/ 23 September 2019

Moyo lawyers: Manuel in contempt of court

Trevor Manuel described Judge Brian Mashile as a “single individual who happens to wears a robe".
Trevor Manuel described Judge Brian Mashile as a “single individual who happens to wears a robe". (Paul Botes/M&G)



Financial services giant, Old Mutual now faces four claims of contempt of court including one arising from board chairperson Trevor Manuel describing Judge Brian Mashile as a “single individual who happens to wears a robe”.

Speaking to journalists outside the Johannesburg high court on Monday, Eric Mabuza who represents the company’s twice-fired chief executive, Peter Moyo said: “After these two counts of contempt there was a further act of contempt when Mr Moyo was prevented from going back to work as well as Mr Manuel’s utterances. So basically, you have four counts of contempt that are hovering over Old Mutual and its directors.”

READ MORE: Manuel — Moyo is welcome… to drink coffee

Moyo lambasted Manuel for his remarks against Judge Mashile despite Manuel “unreservedly” apologising for the comments. Speaking to journalists outside the court, Moyo said that the remarks did not embody the character of the company, stating: “If you do not like a judgment you can appeal but you do not denigrate the courts.”

Earlier on Monday, Judge Mashile granted permission for Old Mutual’s second notice of termination against Moyo to be admitted as part of Moyo’s application to have the company declared in contempt of court for failing to abide by a July court ruling that temporarily reinstated him as the company’s chief executive.

READ MORE: Shareholders lose out as Moyo vs Old Mutual drags on

Reading the judgment on behalf of Mashile, Judge Essa Moosa outlined a number of steps that both parties should take before a decision on the matter can be made. Mashile has also decided that the matter be heard on an urgent basis while the costs of the case will only be determined at the end of the hearing of the contempt of court application. The case is likely to be heard in 30 days.

Old Mutual spokesperson, Tabby Tsengiwe told the Mail & Guardian that the second notice of termination against Moyo is still valid despite the order by the court.

Old Mutual fired Moyo in June citing a material breakdown of trust between him and the board. In July, Judge Mashile found the axing of Moyo to be unlawful and ordered that he be reinstated. Old Mutual however appealed the ruling and barred Moyo from entering his workspace. In August the company issued a second notice of termination against Moyo prompting his lawyers to apply for the move by the company to be declared in contempt of court.

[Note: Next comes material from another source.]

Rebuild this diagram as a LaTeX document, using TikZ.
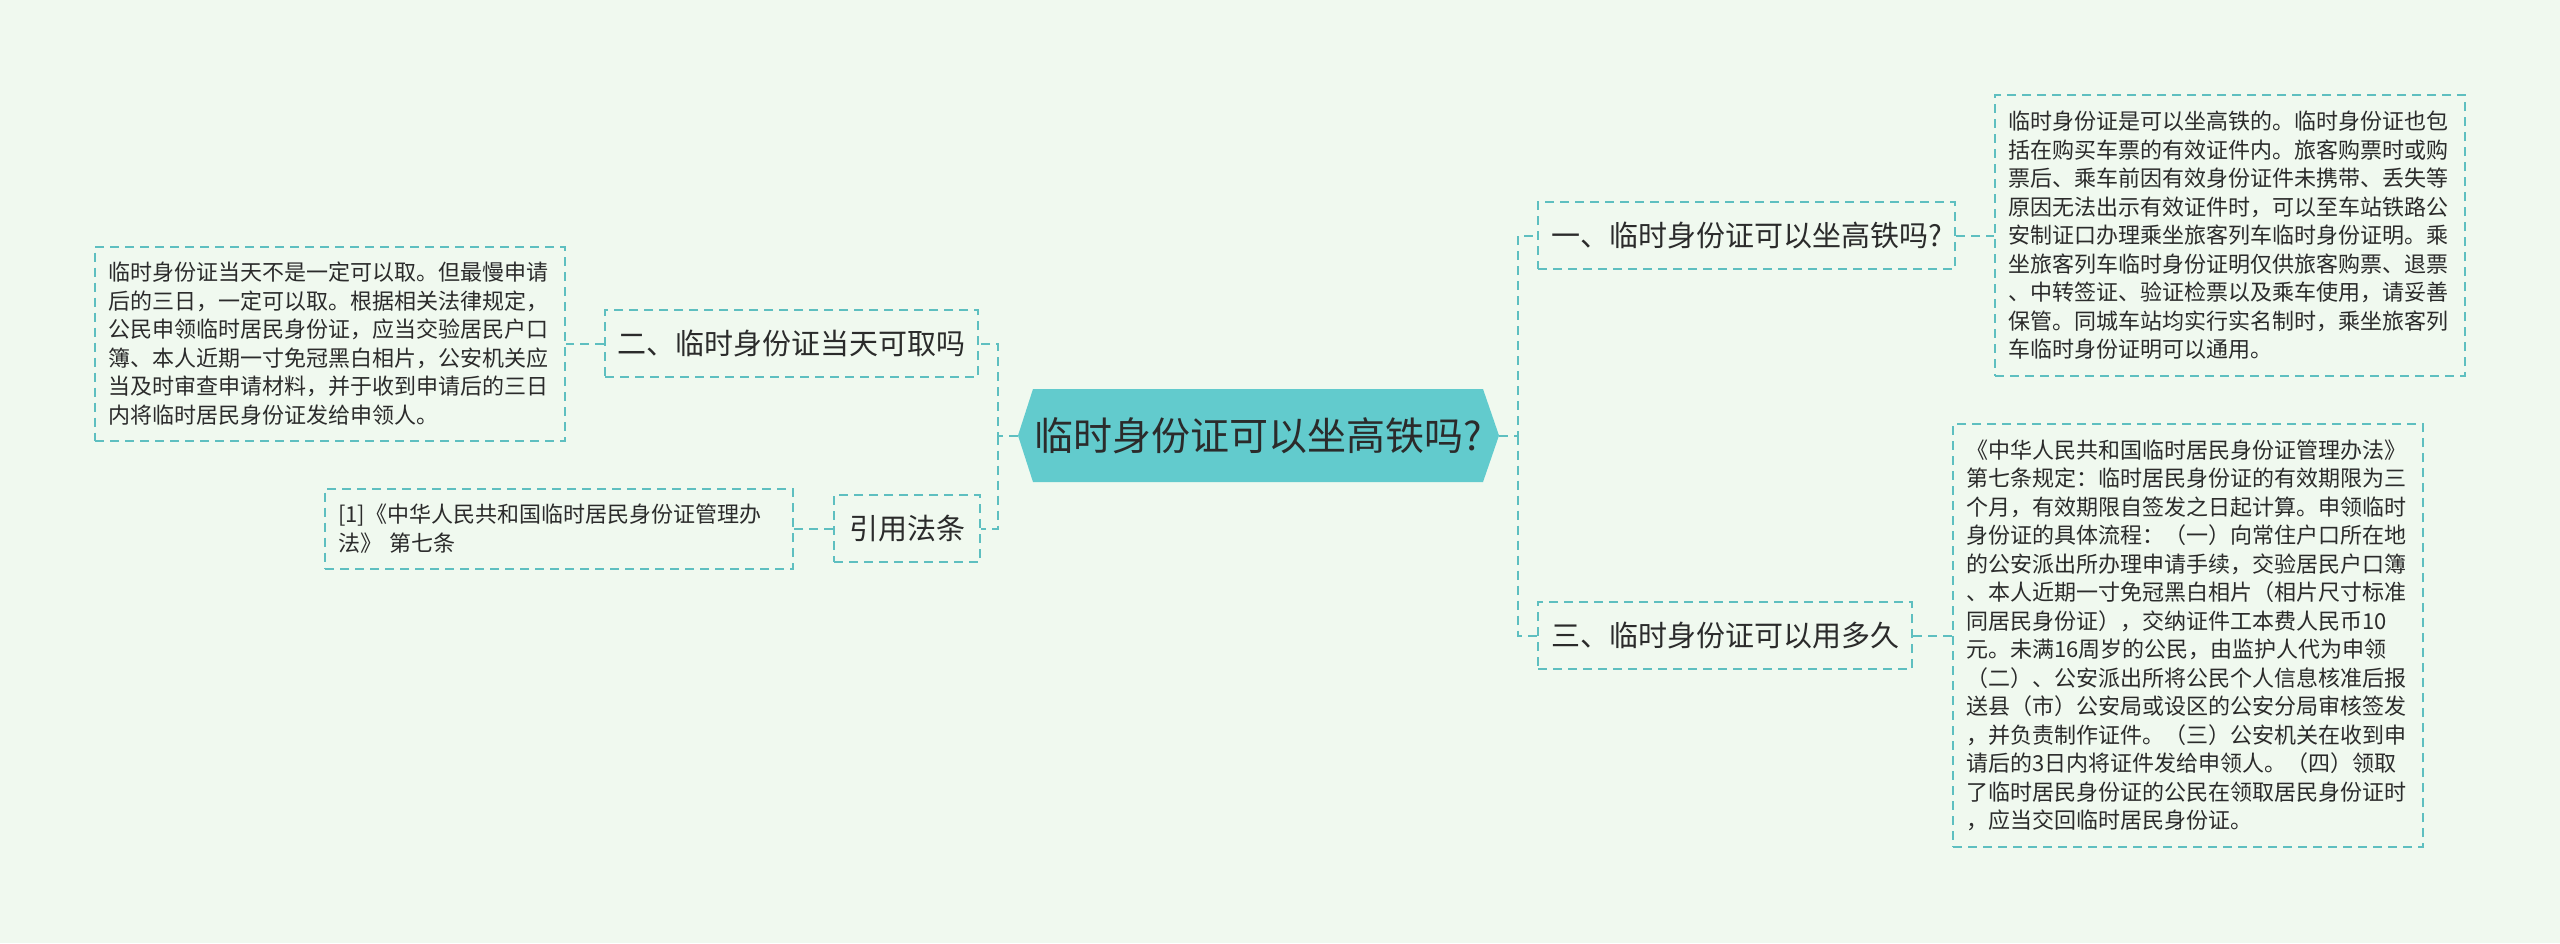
\documentclass[tikz,border=0pt]{standalone}
\usepackage{fontspec}
\setmainfont{Noto Sans CJK SC}
\definecolor{bg}{HTML}{F0F9EF}
\definecolor{teal1}{HTML}{5EBFC0}
\definecolor{rootfill}{HTML}{62CBCD}
\definecolor{txt}{HTML}{2B2B2B}
\tikzset{
  dline/.style={draw=teal1, line width=2pt, dash pattern=on 9pt off 6pt},
  detail/.style={dline, text=txt, align=left, inner xsep=13pt, inner ysep=0pt,
    font=\fontsize{22}{28.5}\selectfont, text width=444pt, minimum height=#1},
  branch/.style={dline, text=txt, inner sep=0pt, font=\fontsize{29}{34}\selectfont,
    minimum width=#1, minimum height=67pt},
  conn/.style={dline}
}
\begin{document}
\begin{tikzpicture}[x=1pt,y=-1pt]
\fill[bg] (0,0) rectangle (2560,943);
\useasboundingbox (0,0) rectangle (2560,943);
% root
\fill[rootfill] (1018,435.5) -- (1033,389) -- (1483,389) -- (1499,435.5) -- (1483,482) -- (1033,482) -- cycle;
\coordinate (rootL) at (1018,435.5);
\coordinate (rootR) at (1499,435.5);
\coordinate (spL) at (998,435.5);
\coordinate (spR) at (1518,435.5);
\node[text=txt, font=\fontsize{39}{45}\selectfont] (root) at (1258.5,435.5) {临时身份证可以坐高铁吗?};
% branches
\node[branch=417pt] (b1) at (1746.5,235.5) {一、临时身份证可以坐高铁吗?};
\node[branch=374pt] (b3) at (1725,635.5) {三、临时身份证可以用多久};
\node[branch=373pt] (b2) at (791.5,343.5) {二、临时身份证当天可取吗};
\node[branch=146pt] (b4) at (907,528.5) {引用法条};
% details
\node[detail=281pt] (d1) at (2230,235.5) {临时身份证是可以坐高铁的。临时身份证也包\\
括在购买车票的有效证件内。旅客购票时或购\\
票后、乘车前因有效身份证件未携带、丢失等\\
原因无法出示有效证件时，可以至车站铁路公\\
安制证口办理乘坐旅客列车临时身份证明。乘\\
坐旅客列车临时身份证明仅供旅客购票、退票\\
、中转签证、验证检票以及乘车使用，请妥善\\
保管。同城车站均实行实名制时，乘坐旅客列\\
车临时身份证明可以通用。};
\node[detail=423pt] (d3) at (2188,635.5) {《中华人民共和国临时居民身份证管理办法》\\
第七条规定：临时居民身份证的有效期限为三\\
个月，有效期限自签发之日起计算。申领临时\\
身份证的具体流程：（一）向常住户口所在地\\
的公安派出所办理申请手续，交验居民户口簿\\
、本人近期一寸免冠黑白相片（相片尺寸标准\\
同居民身份证），交纳证件工本费人民币10\\
元。未满16周岁的公民，由监护人代为申领\\
（二）、公安派出所将公民个人信息核准后报\\
送县（市）公安局或设区的公安分局审核签发\\
，并负责制作证件。（三）公安机关在收到申\\
请后的3日内将证件发给申领人。（四）领取\\
了临时居民身份证的公民在领取居民身份证时\\
，应当交回临时居民身份证。};
\node[detail=194pt] (d2) at (330,343.5) {临时身份证当天不是一定可以取。但最慢申请\\
后的三日，一定可以取。根据相关法律规定，\\
公民申领临时居民身份证，应当交验居民户口\\
簿、本人近期一寸免冠黑白相片，公安机关应\\
当及时审查申请材料，并于收到申请后的三日\\
内将临时居民身份证发给申领人。};
\node[detail=80pt, text width=442pt] (d4) at (559,528.5) {[1]《中华人民共和国临时居民身份证管理办\\
法》 第七条};
% connectors
\draw[conn] (rootR) -- (spR) |- (b1.west);
\draw[conn] (spR) |- (b3.west);
\draw[conn] (rootL) -- (spL) |- (b2.east);
\draw[conn] (spL) |- (b4.east);
\draw[conn] (b1.east) -- (d1.west);
\draw[conn] (b3.east) -- (d3.west);
\draw[conn] (b2.west) -- (d2.east);
\draw[conn] (b4.west) -- (d4.east);
\end{tikzpicture}
\end{document}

The ongoing battle between Moyo and Old Mutual has left a dent on the company’s share price causing it to plummet by more than 16% since it first suspended Moyo in May. Last week non-executive board member and head of the remuneration committee, Nombulelo Pinky Moholi tendered in her resignation citing personal reasons.

“Ms Moholi wished the board all the best during this difficult time, and stated that she was honoured to have had the privilege to serve as a director of the company over the last seven years,” the company said in a statement.

Moyo said that it is not a coincidence that Moholi tendered in her resignation in the midst of the fight between him and his on-again-off again employer.

“Pinky did not consult me on this but you don’t just wake up in the midst of all this and resign. She was on the board for seven years and I do not think that it is coincidental that she resigned,” he said.

Part B of Moyo’s application to have Old Mutual’s directors to be declared delinquent, in line with the Companies Act, is yet to be heard. If successful, the 15-member board of directors could be barred from holding directorships for several years.

“We are going ahead full steam with part B but we have had to deal with these side skirmishes. We would have filed the papers long ago,” Mabuza said.